> Problem requirements
Transcribe all of the material below word for word and leave out its pictures.

> Data block
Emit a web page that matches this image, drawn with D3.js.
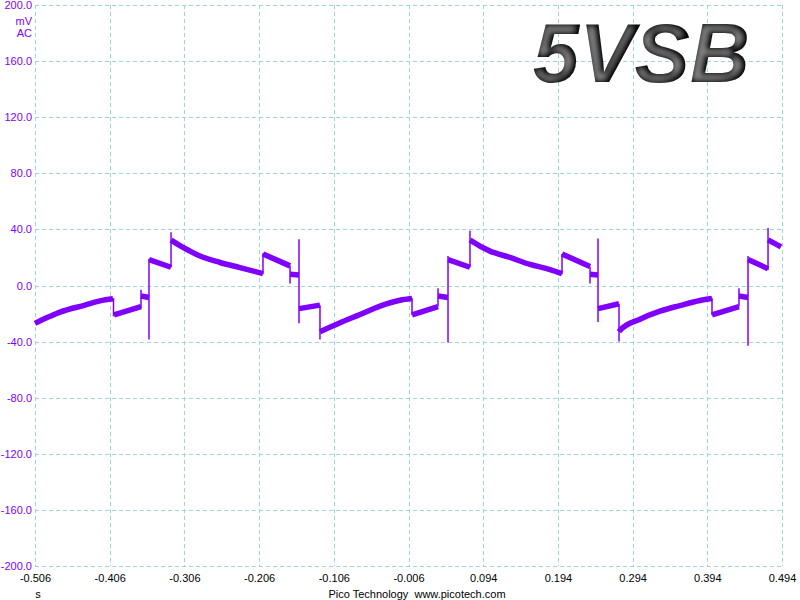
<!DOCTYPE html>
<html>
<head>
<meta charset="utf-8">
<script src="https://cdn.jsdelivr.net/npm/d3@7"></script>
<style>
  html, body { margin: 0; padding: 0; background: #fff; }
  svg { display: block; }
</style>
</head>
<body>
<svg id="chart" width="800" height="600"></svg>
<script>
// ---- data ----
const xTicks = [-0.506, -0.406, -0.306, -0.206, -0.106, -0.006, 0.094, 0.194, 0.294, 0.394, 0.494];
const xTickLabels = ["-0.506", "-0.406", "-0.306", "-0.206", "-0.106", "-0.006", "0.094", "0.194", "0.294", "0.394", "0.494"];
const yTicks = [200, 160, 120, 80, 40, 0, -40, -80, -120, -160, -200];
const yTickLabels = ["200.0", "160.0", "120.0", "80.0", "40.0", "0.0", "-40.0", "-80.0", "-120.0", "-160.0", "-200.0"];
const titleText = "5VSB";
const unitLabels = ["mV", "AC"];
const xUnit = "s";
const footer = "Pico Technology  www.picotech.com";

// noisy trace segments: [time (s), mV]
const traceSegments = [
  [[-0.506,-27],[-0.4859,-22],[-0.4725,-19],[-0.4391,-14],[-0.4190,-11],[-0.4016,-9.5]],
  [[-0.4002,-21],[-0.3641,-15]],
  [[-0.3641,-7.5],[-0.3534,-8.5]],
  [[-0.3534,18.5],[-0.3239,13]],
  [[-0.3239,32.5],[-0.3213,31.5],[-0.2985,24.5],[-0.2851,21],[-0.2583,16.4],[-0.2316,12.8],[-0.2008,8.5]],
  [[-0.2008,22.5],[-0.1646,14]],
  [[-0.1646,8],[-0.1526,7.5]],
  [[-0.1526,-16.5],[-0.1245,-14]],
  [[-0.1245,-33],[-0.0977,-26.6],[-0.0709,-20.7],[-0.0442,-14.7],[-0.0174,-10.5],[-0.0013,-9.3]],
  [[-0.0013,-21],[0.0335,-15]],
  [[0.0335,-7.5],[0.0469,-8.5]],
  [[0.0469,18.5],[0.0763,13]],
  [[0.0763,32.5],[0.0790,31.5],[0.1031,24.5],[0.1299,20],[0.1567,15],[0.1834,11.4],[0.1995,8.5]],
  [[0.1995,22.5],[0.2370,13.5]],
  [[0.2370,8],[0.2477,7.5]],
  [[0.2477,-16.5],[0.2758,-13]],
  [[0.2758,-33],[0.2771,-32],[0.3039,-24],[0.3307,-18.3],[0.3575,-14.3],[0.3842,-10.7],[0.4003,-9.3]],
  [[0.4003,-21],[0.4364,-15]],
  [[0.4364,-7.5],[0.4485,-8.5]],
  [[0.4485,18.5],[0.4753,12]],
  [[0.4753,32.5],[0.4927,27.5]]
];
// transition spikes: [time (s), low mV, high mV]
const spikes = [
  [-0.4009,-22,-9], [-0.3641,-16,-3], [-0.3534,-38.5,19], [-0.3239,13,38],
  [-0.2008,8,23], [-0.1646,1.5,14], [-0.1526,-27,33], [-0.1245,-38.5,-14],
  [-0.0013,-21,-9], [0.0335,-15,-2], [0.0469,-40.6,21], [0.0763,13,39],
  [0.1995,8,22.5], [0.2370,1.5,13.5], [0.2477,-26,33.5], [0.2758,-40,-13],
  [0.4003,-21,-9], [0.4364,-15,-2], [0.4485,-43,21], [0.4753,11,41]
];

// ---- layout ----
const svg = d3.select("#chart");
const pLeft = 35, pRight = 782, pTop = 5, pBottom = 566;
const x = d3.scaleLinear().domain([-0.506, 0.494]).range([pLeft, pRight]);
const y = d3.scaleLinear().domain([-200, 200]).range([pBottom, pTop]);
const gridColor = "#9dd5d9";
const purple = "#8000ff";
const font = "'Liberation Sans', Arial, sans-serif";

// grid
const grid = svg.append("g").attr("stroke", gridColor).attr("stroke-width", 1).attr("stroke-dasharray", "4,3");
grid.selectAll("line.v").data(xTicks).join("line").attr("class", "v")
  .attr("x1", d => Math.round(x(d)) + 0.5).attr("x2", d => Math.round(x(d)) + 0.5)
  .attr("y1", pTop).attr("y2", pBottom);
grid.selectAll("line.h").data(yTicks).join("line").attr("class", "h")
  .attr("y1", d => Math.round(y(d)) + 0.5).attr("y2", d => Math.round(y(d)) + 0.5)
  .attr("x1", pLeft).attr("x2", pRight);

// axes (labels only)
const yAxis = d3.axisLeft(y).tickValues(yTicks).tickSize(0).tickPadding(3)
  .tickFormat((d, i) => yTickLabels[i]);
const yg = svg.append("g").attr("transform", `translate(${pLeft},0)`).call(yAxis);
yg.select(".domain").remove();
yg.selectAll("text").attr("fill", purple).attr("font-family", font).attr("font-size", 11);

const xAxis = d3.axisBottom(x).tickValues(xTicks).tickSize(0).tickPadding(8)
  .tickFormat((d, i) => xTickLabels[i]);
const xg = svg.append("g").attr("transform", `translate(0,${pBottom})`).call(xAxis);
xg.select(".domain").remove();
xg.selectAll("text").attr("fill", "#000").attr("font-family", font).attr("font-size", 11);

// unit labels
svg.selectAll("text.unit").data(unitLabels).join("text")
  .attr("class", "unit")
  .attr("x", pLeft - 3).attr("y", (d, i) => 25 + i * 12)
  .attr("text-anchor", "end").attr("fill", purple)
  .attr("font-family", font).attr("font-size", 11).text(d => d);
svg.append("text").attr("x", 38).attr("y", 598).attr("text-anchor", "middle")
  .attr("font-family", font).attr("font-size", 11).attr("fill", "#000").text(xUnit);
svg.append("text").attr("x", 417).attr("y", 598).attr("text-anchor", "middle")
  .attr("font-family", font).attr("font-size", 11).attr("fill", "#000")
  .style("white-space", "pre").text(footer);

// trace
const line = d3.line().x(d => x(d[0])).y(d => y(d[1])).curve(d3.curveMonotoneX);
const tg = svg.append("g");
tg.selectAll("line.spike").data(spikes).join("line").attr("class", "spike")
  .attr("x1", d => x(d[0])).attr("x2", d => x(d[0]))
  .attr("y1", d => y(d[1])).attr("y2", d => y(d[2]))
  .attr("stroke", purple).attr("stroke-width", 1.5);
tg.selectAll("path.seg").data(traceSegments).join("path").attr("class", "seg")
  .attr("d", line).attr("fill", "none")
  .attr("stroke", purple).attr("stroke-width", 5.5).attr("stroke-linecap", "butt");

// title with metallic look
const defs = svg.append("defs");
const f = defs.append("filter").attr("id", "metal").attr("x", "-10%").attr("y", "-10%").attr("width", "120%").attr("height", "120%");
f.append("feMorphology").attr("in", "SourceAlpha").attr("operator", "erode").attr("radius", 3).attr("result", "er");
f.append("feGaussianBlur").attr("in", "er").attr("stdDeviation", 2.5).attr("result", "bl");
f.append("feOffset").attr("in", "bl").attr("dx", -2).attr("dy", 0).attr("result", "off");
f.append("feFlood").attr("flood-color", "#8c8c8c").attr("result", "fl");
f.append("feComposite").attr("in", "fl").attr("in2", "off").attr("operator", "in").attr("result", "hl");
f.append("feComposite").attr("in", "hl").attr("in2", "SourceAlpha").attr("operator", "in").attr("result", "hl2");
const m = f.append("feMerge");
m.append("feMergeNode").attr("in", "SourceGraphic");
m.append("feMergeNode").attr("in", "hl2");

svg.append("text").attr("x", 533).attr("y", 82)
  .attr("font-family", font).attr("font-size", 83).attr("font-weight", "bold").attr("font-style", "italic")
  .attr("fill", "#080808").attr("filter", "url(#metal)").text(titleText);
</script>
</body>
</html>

> Exercise response
Emit a web page that matches this image, drawn with D3.js.
<!DOCTYPE html>
<html>
<head>
<meta charset="utf-8">
<script src="https://cdn.jsdelivr.net/npm/d3@7"></script>
<style>
  html, body { margin: 0; padding: 0; background: #fff; }
  svg { display: block; }
</style>
</head>
<body>
<svg id="chart" width="800" height="600"></svg>
<script>
// ---- data ----
const xTicks = [-0.506, -0.406, -0.306, -0.206, -0.106, -0.006, 0.094, 0.194, 0.294, 0.394, 0.494];
const xTickLabels = ["-0.506", "-0.406", "-0.306", "-0.206", "-0.106", "-0.006", "0.094", "0.194", "0.294", "0.394", "0.494"];
const yTicks = [200, 160, 120, 80, 40, 0, -40, -80, -120, -160, -200];
const yTickLabels = ["200.0", "160.0", "120.0", "80.0", "40.0", "0.0", "-40.0", "-80.0", "-120.0", "-160.0", "-200.0"];
const titleText = "5VSB";
const unitLabels = ["mV", "AC"];
const xUnit = "s";
const footer = "Pico Technology  www.picotech.com";

// noisy trace segments: [time (s), mV]
const traceSegments = [
  [[-0.506,-27],[-0.4859,-22],[-0.4725,-19],[-0.4391,-14],[-0.4190,-11],[-0.4016,-9.5]],
  [[-0.4002,-21],[-0.3641,-15]],
  [[-0.3641,-7.5],[-0.3534,-8.5]],
  [[-0.3534,18.5],[-0.3239,13]],
  [[-0.3239,32.5],[-0.3213,31.5],[-0.2985,24.5],[-0.2851,21],[-0.2583,16.4],[-0.2316,12.8],[-0.2008,8.5]],
  [[-0.2008,22.5],[-0.1646,14]],
  [[-0.1646,8],[-0.1526,7.5]],
  [[-0.1526,-16.5],[-0.1245,-14]],
  [[-0.1245,-33],[-0.0977,-26.6],[-0.0709,-20.7],[-0.0442,-14.7],[-0.0174,-10.5],[-0.0013,-9.3]],
  [[-0.0013,-21],[0.0335,-15]],
  [[0.0335,-7.5],[0.0469,-8.5]],
  [[0.0469,18.5],[0.0763,13]],
  [[0.0763,32.5],[0.0790,31.5],[0.1031,24.5],[0.1299,20],[0.1567,15],[0.1834,11.4],[0.1995,8.5]],
  [[0.1995,22.5],[0.2370,13.5]],
  [[0.2370,8],[0.2477,7.5]],
  [[0.2477,-16.5],[0.2758,-13]],
  [[0.2758,-33],[0.2771,-32],[0.3039,-24],[0.3307,-18.3],[0.3575,-14.3],[0.3842,-10.7],[0.4003,-9.3]],
  [[0.4003,-21],[0.4364,-15]],
  [[0.4364,-7.5],[0.4485,-8.5]],
  [[0.4485,18.5],[0.4753,12]],
  [[0.4753,32.5],[0.4927,27.5]]
];
// transition spikes: [time (s), low mV, high mV]
const spikes = [
  [-0.4009,-22,-9], [-0.3641,-16,-3], [-0.3534,-38.5,19], [-0.3239,13,38],
  [-0.2008,8,23], [-0.1646,1.5,14], [-0.1526,-27,33], [-0.1245,-38.5,-14],
  [-0.0013,-21,-9], [0.0335,-15,-2], [0.0469,-40.6,21], [0.0763,13,39],
  [0.1995,8,22.5], [0.2370,1.5,13.5], [0.2477,-26,33.5], [0.2758,-40,-13],
  [0.4003,-21,-9], [0.4364,-15,-2], [0.4485,-43,21], [0.4753,11,41]
];

// ---- layout ----
const svg = d3.select("#chart");
const pLeft = 35, pRight = 782, pTop = 5, pBottom = 566;
const x = d3.scaleLinear().domain([-0.506, 0.494]).range([pLeft, pRight]);
const y = d3.scaleLinear().domain([-200, 200]).range([pBottom, pTop]);
const gridColor = "#9dd5d9";
const purple = "#8000ff";
const font = "'Liberation Sans', Arial, sans-serif";

// grid
const grid = svg.append("g").attr("stroke", gridColor).attr("stroke-width", 1).attr("stroke-dasharray", "4,3");
grid.selectAll("line.v").data(xTicks).join("line").attr("class", "v")
  .attr("x1", d => Math.round(x(d)) + 0.5).attr("x2", d => Math.round(x(d)) + 0.5)
  .attr("y1", pTop).attr("y2", pBottom);
grid.selectAll("line.h").data(yTicks).join("line").attr("class", "h")
  .attr("y1", d => Math.round(y(d)) + 0.5).attr("y2", d => Math.round(y(d)) + 0.5)
  .attr("x1", pLeft).attr("x2", pRight);

// axes (labels only)
const yAxis = d3.axisLeft(y).tickValues(yTicks).tickSize(0).tickPadding(3)
  .tickFormat((d, i) => yTickLabels[i]);
const yg = svg.append("g").attr("transform", `translate(${pLeft},0)`).call(yAxis);
yg.select(".domain").remove();
yg.selectAll("text").attr("fill", purple).attr("font-family", font).attr("font-size", 11);

const xAxis = d3.axisBottom(x).tickValues(xTicks).tickSize(0).tickPadding(8)
  .tickFormat((d, i) => xTickLabels[i]);
const xg = svg.append("g").attr("transform", `translate(0,${pBottom})`).call(xAxis);
xg.select(".domain").remove();
xg.selectAll("text").attr("fill", "#000").attr("font-family", font).attr("font-size", 11);

// unit labels
svg.selectAll("text.unit").data(unitLabels).join("text")
  .attr("class", "unit")
  .attr("x", pLeft - 3).attr("y", (d, i) => 25 + i * 12)
  .attr("text-anchor", "end").attr("fill", purple)
  .attr("font-family", font).attr("font-size", 11).text(d => d);
svg.append("text").attr("x", 38).attr("y", 598).attr("text-anchor", "middle")
  .attr("font-family", font).attr("font-size", 11).attr("fill", "#000").text(xUnit);
svg.append("text").attr("x", 417).attr("y", 598).attr("text-anchor", "middle")
  .attr("font-family", font).attr("font-size", 11).attr("fill", "#000")
  .style("white-space", "pre").text(footer);

// trace
const line = d3.line().x(d => x(d[0])).y(d => y(d[1])).curve(d3.curveMonotoneX);
const tg = svg.append("g");
tg.selectAll("line.spike").data(spikes).join("line").attr("class", "spike")
  .attr("x1", d => x(d[0])).attr("x2", d => x(d[0]))
  .attr("y1", d => y(d[1])).attr("y2", d => y(d[2]))
  .attr("stroke", purple).attr("stroke-width", 1.5);
tg.selectAll("path.seg").data(traceSegments).join("path").attr("class", "seg")
  .attr("d", line).attr("fill", "none")
  .attr("stroke", purple).attr("stroke-width", 5.5).attr("stroke-linecap", "butt");

// title with metallic look
const defs = svg.append("defs");
const f = defs.append("filter").attr("id", "metal").attr("x", "-10%").attr("y", "-10%").attr("width", "120%").attr("height", "120%");
f.append("feMorphology").attr("in", "SourceAlpha").attr("operator", "erode").attr("radius", 3).attr("result", "er");
f.append("feGaussianBlur").attr("in", "er").attr("stdDeviation", 2.5).attr("result", "bl");
f.append("feOffset").attr("in", "bl").attr("dx", -2).attr("dy", 0).attr("result", "off");
f.append("feFlood").attr("flood-color", "#8c8c8c").attr("result", "fl");
f.append("feComposite").attr("in", "fl").attr("in2", "off").attr("operator", "in").attr("result", "hl");
f.append("feComposite").attr("in", "hl").attr("in2", "SourceAlpha").attr("operator", "in").attr("result", "hl2");
const m = f.append("feMerge");
m.append("feMergeNode").attr("in", "SourceGraphic");
m.append("feMergeNode").attr("in", "hl2");

svg.append("text").attr("x", 533).attr("y", 82)
  .attr("font-family", font).attr("font-size", 83).attr("font-weight", "bold").attr("font-style", "italic")
  .attr("fill", "#080808").attr("filter", "url(#metal)").text(titleText);
</script>
</body>
</html>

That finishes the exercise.